I have a little debate with myself every few weeks about whether or not I should invest in a stand mixer. It usually happens when I get ready to make bread. Kneading can be rather annoying and difficult to do by hand so a mixer would be great to have. However, kneading is probably the only exercise I ever get so it's really a matter of health.

Honestly, most breads aren't too much of a bother to make by hand. The only recipe I find a little bothersome is brioche and that's because it involves incorporating butter into a soft dough. Well, I've come up with a technique to make it much easier and now it seems like that stand mixer is really unnecessary. I guess I saved myself $300 and also saved myself my only workout, right?
Ingredients [yields 8 small brioche or 8 brioche buns]:
3 to 3½ cups flour
1 teaspoon salt
¾ cup warm water
¼ cup warm milk
1 teaspoon honey
2¼ teaspoons dry active yeast (one package)
2 + 1 egg
4 tablespoons room temperature butter

The first step to making brioche (my way) is to bloom the yeast. Combine the warm water and milk with the honey and yeast. Make sure the warm water and milk are no hotter than 110F or the yeast will die! Mix it up and let it sit until it's foamy and frothy. That's how you know the yeast are alive.
Crack in two eggs and whisk them into the yeast mixture.
In a large bowl, stir together the flour and salt.
Pour the yeast and egg mixture over the flour and stir just long enough so that there isn't a pool of liquid in the bowl.
Cube up 4 tablespoons of butter and drop in 3 to 4 cubes into the dough, stirring after each addition.

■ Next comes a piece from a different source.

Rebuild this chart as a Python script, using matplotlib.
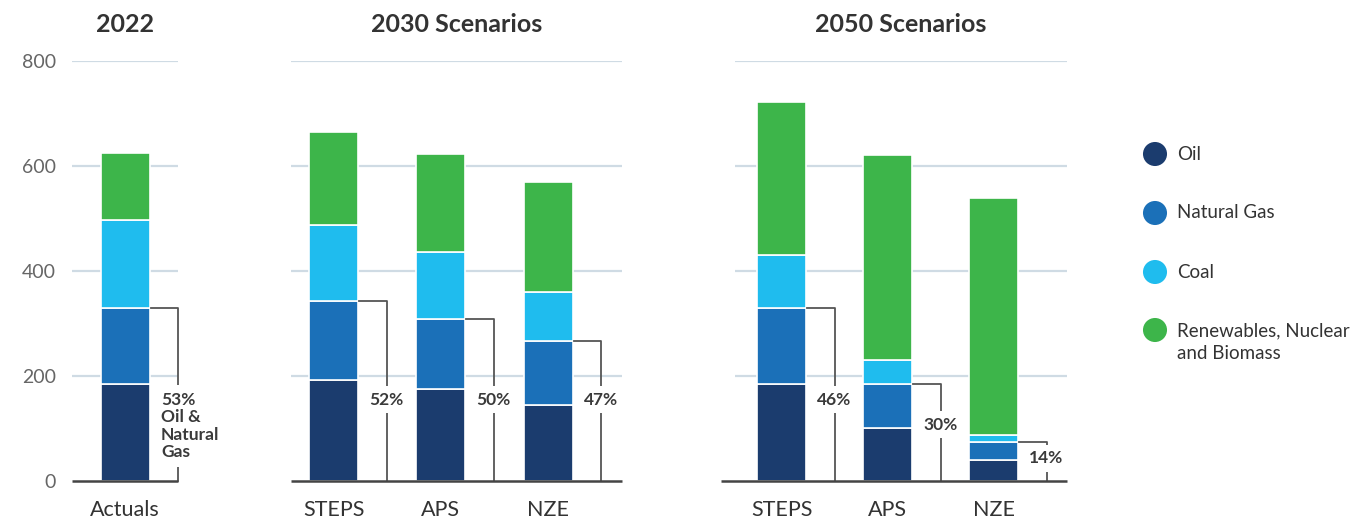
import matplotlib
matplotlib.use("Agg")
import matplotlib.pyplot as plt

plt.rcParams['font.family'] = ['Lato', 'DejaVu Sans']

# data (energy use by source)
groups = ['2022', '2030 Scenarios', '2050 Scenarios']
scenarios = [['Actuals'], ['STEPS', 'APS', 'NZE'], ['STEPS', 'APS', 'NZE']]
oil = [[185], [192, 175, 145], [185, 101, 40]]
gas = [[145], [151, 134, 122], [145, 84, 35]]
coal = [[167], [145, 127, 93], [100, 45, 13]]
renew = [[128], [177, 187, 210], [292, 391, 451]]
share_labels = [['53%\nOil &\nNatural\nGas'], ['52%', '50%', '47%'], ['46%', '30%', '14%']]

sources = ['Oil', 'Natural Gas', 'Coal', 'Renewables, Nuclear\nand Biomass']
colors = ['#1b3c6e', '#1b70b8', '#1fbcee', '#3db54a']

W, H = 1357, 523
base_px, top_px = 481, 61
# panel layout in pixels: left, right, first bar centre, bar spacing, baseline start
panels = [(72, 178, 125, 107, 72), (291, 622, 333.5, 107.3, 291), (735, 1067, 781.5, 106, 721)]

grid_c = '#cfdbe4'
line_c = '#555555'
text_c = '#333333'

fig = plt.figure(figsize=(W / 100, H / 100), dpi=100)

for g, (l, r, c0, s, b0) in enumerate(panels):
    ax = fig.add_axes([l / W, (H - base_px) / H, (r - l) / W, (base_px - top_px) / H])
    x0, x1 = (l - c0) / s, (r - c0) / s
    ax.set_xlim(x0, x1)
    ax.set_ylim(0, 800)
    for sp in ax.spines.values():
        sp.set_visible(False)

    ax.hlines([200, 400, 600, 800], x0, x1, color=grid_c, lw=1.6, zorder=0)
    ax.hlines(0, (b0 - c0) / s, x1, color='#444444', lw=1.8, zorder=3, clip_on=False)

    n = len(scenarios[g])
    xs = list(range(n))
    bw = 49 / s
    bottom = [0] * n
    for vals, col in zip([oil[g], gas[g], coal[g], renew[g]], colors):
        ax.bar(xs, vals, bw, bottom=bottom, color=col, edgecolor='white', lw=1.2, zorder=2)
        bottom = [b + v for b, v in zip(bottom, vals)]

    # brackets for oil + natural gas share
    for i in xs:
        top = oil[g][i] + gas[g][i]
        bx = i + 53 / s
        ax.plot([i + bw / 2 + 1 / s, bx, bx], [top, top, 0], color=line_c, lw=1.3,
                zorder=2, clip_on=False)
        if g == 0:
            ax.text(i + 36 / s, 170, share_labels[g][i], ha='left', va='top', fontsize=12.5,
                    fontweight='bold', color='#3a3a3a', linespacing=1.12, zorder=4,
                    bbox=dict(fc='white', ec='none', pad=5))
        else:
            ly = min(155, 0.58 * top)
            ax.text(bx, ly, share_labels[g][i], ha='center', va='center', fontsize=12.5,
                    fontweight='bold', color='#3a3a3a', zorder=4,
                    bbox=dict(fc='white', ec='none', pad=4))

    ax.set_xticks(xs, scenarios[g], fontsize=15.5, color=text_c)
    ax.tick_params(axis='x', length=0, pad=14)
    if g == 0:
        ax.set_yticks([0, 200, 400, 600, 800])
        ax.tick_params(axis='y', length=0, pad=11.5, labelsize=14, labelcolor='#666666')
    else:
        ax.set_yticks([])

    fig.text((l + r) / 2 / W, 1 - 24 / H, groups[g], ha='center', va='center',
             fontsize=18, fontweight='bold', color=text_c)

# legend
lg = fig.add_axes([0, 0, 1, 1])
lg.set_xlim(0, W)
lg.set_ylim(H, 0)
lg.axis('off')
leg_y = [154, 213, 272, 342]
for name, col, y in zip(sources, colors, leg_y):
    my = y - 12 if '\n' in name else y
    lg.scatter([1155], [my], s=300, color=col, edgecolor='none')
    lg.text(1177, y, name, ha='left', va='center', fontsize=13.5, color=text_c,
            linespacing=1.4)

fig.savefig('out.png', dpi=100)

Dump the dough out onto a working surface and start kneading away. You'll encounter the little cubes of butter on the surface here and there and if you do, just fold the dough in so that the butter is at the center of the ball of dough. Keep kneading until the dough is smooth and elastic and slightly sticky.

I find this technique so much easier than what typical brioche recipes dictate, which is to make a smooth dough without the butter and then incorporating pieces of butter into the smooth dough. It's supremely difficult to do this by hand without ending up with greasy hands with butter in your nails. If you're using a mixer, you should obviously go about it the traditional way.
Pop the dough into a bowl and cover with cling film. Let the dough proof for 2 hours or until it doubles in volume.
Dump the dough out and punch to press all the air out.
Flatten the dough into a circle and use a bench scraper to divide the dough into 8 pieces. If you're really concerned about making everything the exact same size, you can weigh the dough.
Grease up your brioche tins generously with butter. If you don't have brioche molds, you can use a regular muffin pan.
Roll each dough wedge into a smooth ball. My technique is to use both hands to smooth out the top and tuck the dough under.
To make the classic brioche shape, roll the ball into a bowling pin shape by using a sawing motion. You want about a quarter of the dough to form the "head" of the pin and the rest of the dough to form the "body."
Next, poke a hole into the bigger part of the dough and then push the smaller nub of dough up into the hole.
Gently press the dough into the brioche tin.
I made four classic brioche.
The rest of the dough was formed into little rounds. These guys were made to become burger buns.
Cover the dough again with a damp cloth and leave the rolls to rise for one hour.

Grab an egg and beat it up and then brush the tops of all of the dough with the egg wash.
Pop the brioche into a 400F oven for 12 minutes. After 12 minutes, raise the oven temperature to 450F and bake for 5 more minutes or until the brioche are lovely and brown and shiny.
Gorgeous, right? I don't like overly dark brioche. I think that when they're left to get really dark, they end up too dry and they lose their buttery lightness. But hey, that's just me.
And check out those buns! My anaconda don't... If you're wondering, I made brioche buns so I could make some crazy amazing burgers. Come back tomorrow if you're a burger fan.
Let the brioche cool briefly on a wire rack before digging in.
I like splitting the brioche right in half and smearing it with a pat of butter and a generous amount of jam. On this particular occasion, I went with apricot. The brioche is fluffy and buttery with a crisp exterior. I think it makes an amazing breakfast.
I think the fluted edges are so cute.